Notwithstanding its hot taste, paradoxically it is actually superb for rebuilding the tissue in the stomach, facilitating healing with stomach and intestinal ulcers. Cayenne pepper for ulcers is not something most would have considered but I can testify to that remarkable capability of cayenne.
The effect of cayenne pepper on your body is dramatic, even literally instant and no more so than with the heart. Dr. John Christopher, the famed natural herbalist, was persecuted relentlessly by the government for his practice of herbal medicine all the while assisting patients in curing heart disease, cancer, tuberculosis, infertility, rheumatism, leukemia, and every other incurable under the sun. One of his greatest stories in his long career was how he could instantly stop a heart attack if he could get the patient to drink a glass of warm cayenne water. He said, “A teaspoon of cayenne should bring the patient out of the heart attack.”
Cayenne pepper can instantly stop bleeding if placed on the wound immediately. It is also used in many creams for relief from aches and pains, especially the pain of arthritis. Many researchers are now finding an admirable range of benefits for this hot little number!
*For those of you not in the know, MacGyver was an American action-adventure television series created by Lee David Zlotoff. Henry Winkler and John Rich were the executive producers. The show ran for seven seasons on ABC in the United States and various other networks abroad from 1985 to 1992. The series was filmed in Los Angeles during seasons 1, 2 and 7, and in Vancouver during seasons 3–6. The show’s final episode aired on April 25, 1992 on ABC (the network aired a previously unseen episode for the first time on May 21, 1992, but it was originally intended to air before the series finale).
The show follows secret agent MacGyver, played by Richard Dean Anderson (definitely a hottie in my book). MacGyver prefers non-violent resolutions where possible, and refuses to handle a gun. He works as a troubleshooter for the fictional Phoenix Foundation in Los Angeles. Educated as a scientist with a background as a Bomb Team Technician/EOD in Vietnam (“Countdown”), and from a fictional United States government agency, the Department of External Services (DXS), he is a resourceful agent with an encyclopedic knowledge of science, able to solve complex problems with everyday materials he finds at hand, along with his ever-present duct tape and Swiss Army knife.

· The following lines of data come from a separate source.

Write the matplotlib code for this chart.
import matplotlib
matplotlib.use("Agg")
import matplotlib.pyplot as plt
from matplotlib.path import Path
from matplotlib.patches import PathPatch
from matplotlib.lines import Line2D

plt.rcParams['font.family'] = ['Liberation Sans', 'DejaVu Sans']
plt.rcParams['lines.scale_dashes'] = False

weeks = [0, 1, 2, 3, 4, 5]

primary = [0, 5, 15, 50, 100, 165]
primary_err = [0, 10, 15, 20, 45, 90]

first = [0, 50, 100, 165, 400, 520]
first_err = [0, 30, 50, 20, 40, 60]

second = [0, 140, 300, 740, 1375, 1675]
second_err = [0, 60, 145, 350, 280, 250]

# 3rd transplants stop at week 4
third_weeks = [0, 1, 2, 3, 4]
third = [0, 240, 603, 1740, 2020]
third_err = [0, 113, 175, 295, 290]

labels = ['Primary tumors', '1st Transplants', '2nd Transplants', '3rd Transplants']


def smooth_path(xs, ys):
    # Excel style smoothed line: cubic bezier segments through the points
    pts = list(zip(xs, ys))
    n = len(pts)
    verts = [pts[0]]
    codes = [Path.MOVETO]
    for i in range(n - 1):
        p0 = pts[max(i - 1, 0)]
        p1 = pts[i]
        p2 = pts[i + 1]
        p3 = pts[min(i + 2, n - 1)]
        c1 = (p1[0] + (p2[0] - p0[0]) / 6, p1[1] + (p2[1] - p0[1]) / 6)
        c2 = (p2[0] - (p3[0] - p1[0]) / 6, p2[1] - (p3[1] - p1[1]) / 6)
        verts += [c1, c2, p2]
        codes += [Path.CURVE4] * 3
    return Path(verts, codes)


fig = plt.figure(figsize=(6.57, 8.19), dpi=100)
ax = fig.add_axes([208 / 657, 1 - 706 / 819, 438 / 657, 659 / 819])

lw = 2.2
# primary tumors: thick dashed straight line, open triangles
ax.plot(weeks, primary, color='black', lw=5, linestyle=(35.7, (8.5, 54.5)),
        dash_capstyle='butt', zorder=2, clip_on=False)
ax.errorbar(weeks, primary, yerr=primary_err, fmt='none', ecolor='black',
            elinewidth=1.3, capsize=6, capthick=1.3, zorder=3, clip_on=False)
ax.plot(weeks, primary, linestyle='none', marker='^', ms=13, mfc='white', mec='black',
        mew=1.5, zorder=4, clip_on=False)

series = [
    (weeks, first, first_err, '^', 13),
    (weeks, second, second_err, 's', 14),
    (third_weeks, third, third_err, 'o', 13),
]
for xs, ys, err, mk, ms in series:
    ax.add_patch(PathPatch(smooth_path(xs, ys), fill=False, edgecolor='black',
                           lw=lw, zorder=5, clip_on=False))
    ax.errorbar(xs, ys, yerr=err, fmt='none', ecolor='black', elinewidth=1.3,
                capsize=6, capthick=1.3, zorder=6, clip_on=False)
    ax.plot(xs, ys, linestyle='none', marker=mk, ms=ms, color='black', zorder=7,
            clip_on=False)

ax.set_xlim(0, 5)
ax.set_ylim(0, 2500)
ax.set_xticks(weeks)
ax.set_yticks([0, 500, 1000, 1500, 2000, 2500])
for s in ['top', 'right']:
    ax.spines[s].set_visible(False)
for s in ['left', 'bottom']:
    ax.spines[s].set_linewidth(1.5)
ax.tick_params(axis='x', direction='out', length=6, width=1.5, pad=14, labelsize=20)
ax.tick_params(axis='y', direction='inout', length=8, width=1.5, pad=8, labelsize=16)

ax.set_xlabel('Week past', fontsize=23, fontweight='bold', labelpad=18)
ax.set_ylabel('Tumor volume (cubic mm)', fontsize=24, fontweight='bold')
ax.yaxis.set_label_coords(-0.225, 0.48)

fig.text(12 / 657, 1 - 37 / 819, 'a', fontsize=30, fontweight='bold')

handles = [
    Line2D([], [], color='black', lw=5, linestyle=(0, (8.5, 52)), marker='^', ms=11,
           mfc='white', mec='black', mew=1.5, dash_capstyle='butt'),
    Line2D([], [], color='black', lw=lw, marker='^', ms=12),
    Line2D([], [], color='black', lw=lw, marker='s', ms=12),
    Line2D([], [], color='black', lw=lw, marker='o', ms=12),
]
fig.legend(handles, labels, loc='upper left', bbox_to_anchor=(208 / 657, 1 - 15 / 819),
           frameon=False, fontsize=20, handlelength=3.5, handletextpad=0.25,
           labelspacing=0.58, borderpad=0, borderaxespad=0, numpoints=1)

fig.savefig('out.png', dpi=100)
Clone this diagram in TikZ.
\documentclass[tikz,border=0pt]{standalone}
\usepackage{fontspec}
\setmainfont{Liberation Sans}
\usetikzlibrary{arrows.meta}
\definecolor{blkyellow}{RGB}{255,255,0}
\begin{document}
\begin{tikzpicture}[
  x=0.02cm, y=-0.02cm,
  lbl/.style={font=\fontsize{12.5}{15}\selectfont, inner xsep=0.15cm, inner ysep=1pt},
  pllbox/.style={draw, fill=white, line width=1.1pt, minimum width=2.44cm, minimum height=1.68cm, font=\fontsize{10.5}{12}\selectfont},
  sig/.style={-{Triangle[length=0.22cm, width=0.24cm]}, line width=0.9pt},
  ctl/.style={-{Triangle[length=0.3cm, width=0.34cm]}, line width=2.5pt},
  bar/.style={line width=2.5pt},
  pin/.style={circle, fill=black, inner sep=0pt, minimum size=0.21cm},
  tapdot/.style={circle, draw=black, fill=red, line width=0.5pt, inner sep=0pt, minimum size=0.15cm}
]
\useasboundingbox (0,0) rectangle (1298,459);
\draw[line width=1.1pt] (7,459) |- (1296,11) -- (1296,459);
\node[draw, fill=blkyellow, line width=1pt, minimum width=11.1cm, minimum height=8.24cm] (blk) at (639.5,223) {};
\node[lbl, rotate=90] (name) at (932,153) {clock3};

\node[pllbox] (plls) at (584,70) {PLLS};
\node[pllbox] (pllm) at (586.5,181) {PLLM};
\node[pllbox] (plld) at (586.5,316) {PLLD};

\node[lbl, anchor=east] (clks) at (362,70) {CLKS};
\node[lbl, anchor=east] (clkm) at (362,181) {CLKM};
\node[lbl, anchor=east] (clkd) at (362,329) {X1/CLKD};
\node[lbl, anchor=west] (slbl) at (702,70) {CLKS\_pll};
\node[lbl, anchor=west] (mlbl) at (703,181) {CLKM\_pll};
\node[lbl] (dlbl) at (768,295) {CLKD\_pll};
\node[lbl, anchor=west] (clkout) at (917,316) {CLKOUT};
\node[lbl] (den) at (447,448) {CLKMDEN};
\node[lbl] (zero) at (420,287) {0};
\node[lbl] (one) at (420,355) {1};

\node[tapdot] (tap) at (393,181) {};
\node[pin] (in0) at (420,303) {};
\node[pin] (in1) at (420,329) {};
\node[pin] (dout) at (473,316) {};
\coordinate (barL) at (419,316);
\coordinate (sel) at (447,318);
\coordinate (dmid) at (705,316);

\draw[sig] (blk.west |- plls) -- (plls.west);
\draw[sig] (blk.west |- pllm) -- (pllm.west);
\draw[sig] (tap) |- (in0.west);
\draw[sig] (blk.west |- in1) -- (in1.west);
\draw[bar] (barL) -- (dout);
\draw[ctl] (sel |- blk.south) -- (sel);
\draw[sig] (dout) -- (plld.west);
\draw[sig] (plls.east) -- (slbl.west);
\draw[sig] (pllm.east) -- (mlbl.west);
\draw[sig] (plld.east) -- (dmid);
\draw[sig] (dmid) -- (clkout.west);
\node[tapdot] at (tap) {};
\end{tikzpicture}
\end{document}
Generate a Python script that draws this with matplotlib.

The series was a ratings success for ABC and was particularly popular in the United States, Europe, Australia, Taiwan, the Philippines, Bangladesh, the Middle East, Brazil, Canada, Mexico and New Zealand. Two television movies, MacGyver: Lost Treasure of Atlantis and MacGyver: Trail to Doomsday, aired on ABC in 1994. A spin-off series, Young MacGyver, was planned in 2003, but only the pilot was made. Merchandise for the MacGyver media franchise includes games and toys, print media and an original audio series. A feature film based on the series is being developed and may possibly be produced by 2013.Woo-who! I can’t wait!